Norwegian novelist Karl Ove Knausgaard took a similar starting point for his autobiographical My Struggle series of books. When asked why he started the the project he replied that he had become sick of the idea of writing about another ‘fabricated character in a fabricated plot’. The result is a work of painstaking detail and searing honesty.
When Sylvia Smith’s autobiography was published in 2001 many critics thought it was a literary joke. Misadventures comprises a series of short vignettes from her life. Smith’s tales are, for the most part, inconsequential and are told in a simple, often bathetic, style. Yet this story of the life of a very ordinary woman builds in power and poignancy as she relates the details of her relationships, boring jobs, shopping trips and evenings out. The overall effect is extremely moving.

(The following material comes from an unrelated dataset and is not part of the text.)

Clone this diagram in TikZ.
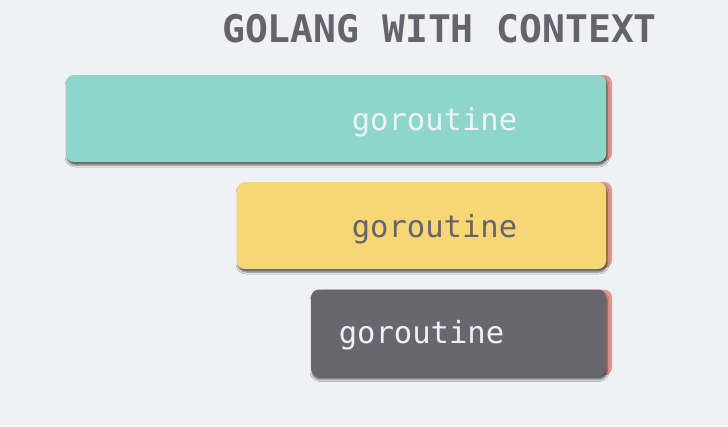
\documentclass[tikz,border=0pt]{standalone}
\usepackage{fontspec}
\setmonofont{DejaVu Sans Mono}
\usetikzlibrary{shadows.blur}
\definecolor{bgc}{HTML}{F0F1F3}
\definecolor{titlec}{HTML}{65646E}
\definecolor{tealc}{HTML}{8ED5CC}
\definecolor{yellowc}{HTML}{F7D675}
\definecolor{darkc}{HTML}{68666F}
\definecolor{salmonc}{HTML}{E0978F}
\definecolor{lightc}{HTML}{F0F1F3}
\tikzset{
  card/.style={rounded corners=8pt, minimum height=87pt, inner sep=0pt,
    blur shadow={shadow xshift=1pt, shadow yshift=-3pt, shadow blur radius=2pt, shadow opacity=60}},
  back/.style={rounded corners=8pt, fill=salmonc, minimum height=86pt, inner sep=0pt},
  lbl/.style={font=\ttfamily\fontsize{30.5}{30.5}\selectfont, anchor=base},
}
\begin{document}
\begin{tikzpicture}[x=1pt,y=-1pt]
\fill[bgc] (0,0) rectangle (728,426);
\useasboundingbox (0,0) rectangle (728,426);
\node[font=\ttfamily\bfseries\fontsize{38}{38}\selectfont, text=titlec, anchor=base, inner sep=0pt] (title) at (439.5,42) {GOLANG WITH CONTEXT};
% card 1
\node[back, minimum width=540pt] (b1) at (342,118) {};
\node[card, fill=tealc, minimum width=540pt] (c1) at (336,118.5) {};
\node[lbl, text=lightc] (t1) at (434.5,130.5) {goroutine};
% card 2
\node[back, minimum width=369pt] (b2) at (427.5,225) {};
\node[card, fill=yellowc, minimum width=369pt] (c2) at (421.5,225.5) {};
\node[lbl, text=titlec] (t2) at (434.5,237.5) {goroutine};
% card 3
\node[back, minimum width=295pt] (b3) at (464.5,332.5) {};
\node[card, fill=darkc, minimum width=295pt] (c3) at (458.5,333) {};
\node[lbl, text=lightc] (t3) at (421.5,343.5) {goroutine};
\end{tikzpicture}
\end{document}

Meanwhile, we were listening to:
Sometimes with a project of this ambition it seems the initial concept overshadows the final creative achievement. Thankfully this is not the case with this, Rob St John’s sublime multi-modal work. As he describes it: “Surface Tension is a project I have been working on since last summer, exploring the River Lea in East London through sound, writing and photography. Commissioned by the Thames21 charity’s ‘Love the Lea’ campaign, Surface Tension uses field recordings, tape loops, analogue synth, 120 and pinhole film photography to creatively interpret water pollution.”
The Falling is Carol Morley’s study of friendship, sexuality and mass hysteria at a girls’ school in the 1960s. She creates a satisfying mix of uncomfortable psychological insights and black humour seasoned with a hint of the uncanny.
Roy Andersson’s latest film takes us through a series of episodes of existential pondering. He reaches for truth by deliberately avoiding any hint of superficial reality: his interiors appear to be constructed from balsa-wood, he has a colour palette that is largely restricted to a washed-out shade of green and his actors all wear corpse-like pale makeup. Yet this is a genuinely funny and profound film; rather like Alexei Sayle channelling Samuel Beckett.
Laila and Aaron are a young couple, one Asian the other white, who seek quiet anonymity in a caravan on the Yorkshire moors. But Laila’s brother has other ideas. The script by Daniel and Matthew Wolfe is acid sharp and Robbie Ryan’s camera evokes a landscape tinged with an eerie beauty.